Le Fezzan, immédiatement après la mort d’Abd-el-Djelil, avait reconnu l’autorité des Turcs, qui y envoyèrent d’abord pour gouverneur un certain Beker, et un peu plus tard Hassan-bel-Aziz, élevé à la dignité de pacha de seconde classe en récompense de ses éminens services. Ghadamès avait reconnu aussi l’autorité des Turcs; mais Hassan, le premier caïd qu’ils y envoyèrent, fut assassiné en route. On le remplaça par le nègre Bouhouba, homme intelligent et énergique, qui s’installa solidement. Ce fut à peu près à la même époque que les Turcs construisirent le fort qu’ils occupent encore au fond du golfe de la Syrte, dans une localité appelée Sert, non loin de l’emplacement de la ville ruinée de Sort, célèbre dans le moyen âge.
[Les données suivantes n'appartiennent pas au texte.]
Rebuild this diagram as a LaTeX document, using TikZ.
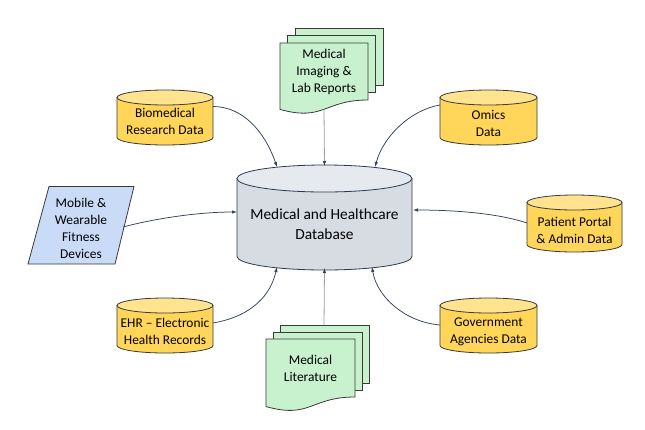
\documentclass[tikz,border=0pt]{standalone}
\usepackage{fontspec}
\setmainfont{Carlito}
\usetikzlibrary{arrows.meta,calc}
\definecolor{ybody}{HTML}{FFD65A}
\definecolor{ytop}{HTML}{FFE38F}
\definecolor{gbody}{HTML}{D7DBE2}
\definecolor{gtop}{HTML}{E6E9EE}
\definecolor{docg}{HTML}{C8F2CE}
\definecolor{mblue}{HTML}{C9DBF6}
\definecolor{edgec}{HTML}{3A3A3A}
\definecolor{dbedge}{HTML}{2E3B4E}
\definecolor{conn}{HTML}{33415A}
\definecolor{vline}{HTML}{A0A0A0}
\tikzset{
  shapeline/.style={draw=edgec, line width=0.8pt},
  lbl/.style={font=\fontsize{13.4}{17}\selectfont, align=center, inner sep=0pt, text=black},
  dblbl/.style={font=\fontsize{15.4}{20}\selectfont, align=center, inner sep=0pt, text=black},
  conarrow/.style={draw=conn, line width=0.75pt, -{Latex[length=5pt,width=3.5pt]}},
  varrow/.style={draw=vline, line width=0.8pt, -{Latex[length=5pt,width=3.5pt,fill=conn,color=conn]}},
}
% cylinder: cx, ytop, width, height, ry, body colour, top colour, edge colour
\newcommand\mycyl[8]{%
  \pgfmathsetmacro\cL{#1-#3/2}\pgfmathsetmacro\cR{#1+#3/2}%
  \pgfmathsetmacro\cT{#2+#5}\pgfmathsetmacro\cB{#2+#4-#5}%
  \pgfmathsetmacro\cRx{#3/2}%
  \filldraw[fill=#6, draw=#8, line width=0.8pt] (\cL,\cT) -- (\cL,\cB)
     arc[start angle=180, end angle=360, x radius=\cRx pt, y radius=#5pt] -- (\cR,\cT) -- cycle;
  \filldraw[fill=#7, draw=#8, line width=0.8pt] (#1,\cT) ellipse[x radius=\cRx pt, y radius=#5pt];
}
% multi document: x, y (front top-left), w, hR (right edge height), d (offset)
\newcommand\mydoc[5]{%
  \pgfmathsetmacro\dA{#1+2*#5}\pgfmathsetmacro\dB{#2-2*#5}%
  \pgfmathsetmacro\dC{#1+#3+2*#5}\pgfmathsetmacro\dD{#2+#4-2*#5}%
  \filldraw[fill=docg, shapeline] (\dA,\dB) rectangle (\dC,\dD);
  \pgfmathsetmacro\dA{#1+#5}\pgfmathsetmacro\dB{#2-#5}%
  \pgfmathsetmacro\dC{#1+#3+#5}\pgfmathsetmacro\dD{#2+#4-#5}%
  \filldraw[fill=docg, shapeline] (\dA,\dB) rectangle (\dC,\dD);
  \pgfmathsetmacro\dA{#1+#3}\pgfmathsetmacro\dB{#2+#4}%
  \pgfmathsetmacro\dC{#1+#3/2}\pgfmathsetmacro\dD{#2+1.38*#4}%
  \pgfmathsetmacro\dE{#2+1.165*#4}%
  \filldraw[fill=docg, shapeline] (#1,#2) -- (\dA,#2) -- (\dA,\dB)
     .. controls (\dC,\dB) and (\dC,\dD) .. (#1,\dE) -- cycle;
}
\begin{document}
\begin{tikzpicture}[x=1pt, y=-1pt]
\useasboundingbox (0,0) rectangle (645,429);
\fill[white] (0,0) rectangle (645,429);

% shapes
\mycyl{324.5}{165}{175}{105}{13.5}{gbody}{gtop}{dbedge}
\mycyl{165}{90}{96}{55}{7.5}{ybody}{ytop}{edgec}
\mycyl{488.5}{90}{97}{55}{7.5}{ybody}{ytop}{edgec}
\mycyl{574.5}{195}{95}{57}{7.5}{ybody}{ytop}{edgec}
\mycyl{165}{298}{96}{55}{7.5}{ybody}{ytop}{edgec}
\mycyl{488.5}{298}{97}{55}{7.5}{ybody}{ytop}{edgec}
\mydoc{280}{43}{88}{57}{7.5}
\mydoc{266}{339}{89}{58}{7}
\filldraw[fill=mblue, shapeline] (49,186.5) -- (134,186.5) -- (115,264) -- (28,264) -- cycle;

% labels
\node[dblbl, minimum width=175pt] (db) at (324.5,224) {Medical and Healthcare\\Database};
\node[lbl, minimum width=96pt] (bio) at (165,121.5) {Biomedical\\Research Data};
\node[lbl, minimum width=97pt] (omics) at (488.5,123.5) {Omics\\Data};
\node[lbl, minimum width=95pt] (pat) at (574.5,230) {Patient Portal\\\& Admin Data};
\node[lbl, minimum width=96pt] (ehr) at (165,331.5) {EHR -- Electronic\\Health Records};
\node[lbl, minimum width=97pt] (gov) at (488.5,331.5) {Government\\Agencies Data};
\node[lbl] (img) at (324,72) {Medical\\Imaging \&\\Lab Reports};
\node[lbl] (lit) at (310.5,368) {Medical\\Literature};
\node[lbl] (mob) at (81,228) {Mobile \&\\Wearable\\Fitness\\Devices};

% connectors
\draw[conarrow] ($(bio.center)+(48,-15)$) .. controls +(30,0) and +(-12,-35) .. ($(db.center)+(-47.5,-57)$);
\draw[conarrow] ($(omics.center)+(-48.5,-18.5)$) .. controls +(-30,5) and +(8,-30) .. ($(db.center)+(50.5,-57)$);
\draw[conarrow] ($(mob.center)+(42,-1)$) .. controls +(30,-8) and +(-40,0) .. ($(db.center)+(-87.5,-12)$);
\draw[conarrow] ($(pat.center)+(-47.5,-7)$) .. controls +(-30,-10) and +(40,0) .. ($(db.center)+(88.5,-14)$);
\draw[conarrow] ($(ehr.center)+(48,-8.5)$) .. controls +(30,-5) and +(-8,35) .. ($(db.center)+(-47.5,43)$);
\draw[conarrow] ($(gov.center)+(-48.5,-6.5)$) .. controls +(-35,-3) and +(5,30) .. ($(db.center)+(47.5,43)$);
\draw[varrow] ($(img.center)+(0,37)$) -- ($(db.center)+(0,-58)$);
\draw[varrow] ($(lit.center)+(13.5,-43)$) -- ($(db.center)+(0,44)$);
\end{tikzpicture}
\end{document}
En 1844, une nouvelle insurrection éclata dans le Djebel et fut, comme la première, comprimée par Ahmed-Pacha. Elle eut pour instigateur et pour chef l’ancien lieutenant de Gumma, le cheikh Miloud, qui avait été envoyé avec lui à Constantinople et de là déporté comme lui à Trébizonde. Au bout d’un an, Miloud avait obtenu sa liberté et s’était retiré dans l’île de Djerbah, d’où il ne tarda pas à partir pour aller agiter le Djebel. Il revint dans cette île après sa défaite. Le bey de Tunis ayant refusé son extradition, que le pacha de Tripoli lui demanda, les Turcs s’en montrèrent fort irrités, ce qui fit répandre de nouveau le bruit, non dénué de tout fondement, d’une expédition qu’ils méditaient contre la régence de Tunis. Ce bruit ayant pris une grande consistance les années suivantes, la France envoya en 1846 à Tripoli son escadre de la Méditerranée, commandée par M. le prince de Joinville, qui déclara au pacha, dans les termes les plus propres à faire impression sur lui, que nous étions décidés à maintenir, par tous les moyens dont nous pouvions disposer, le statu quo existant à Tunis.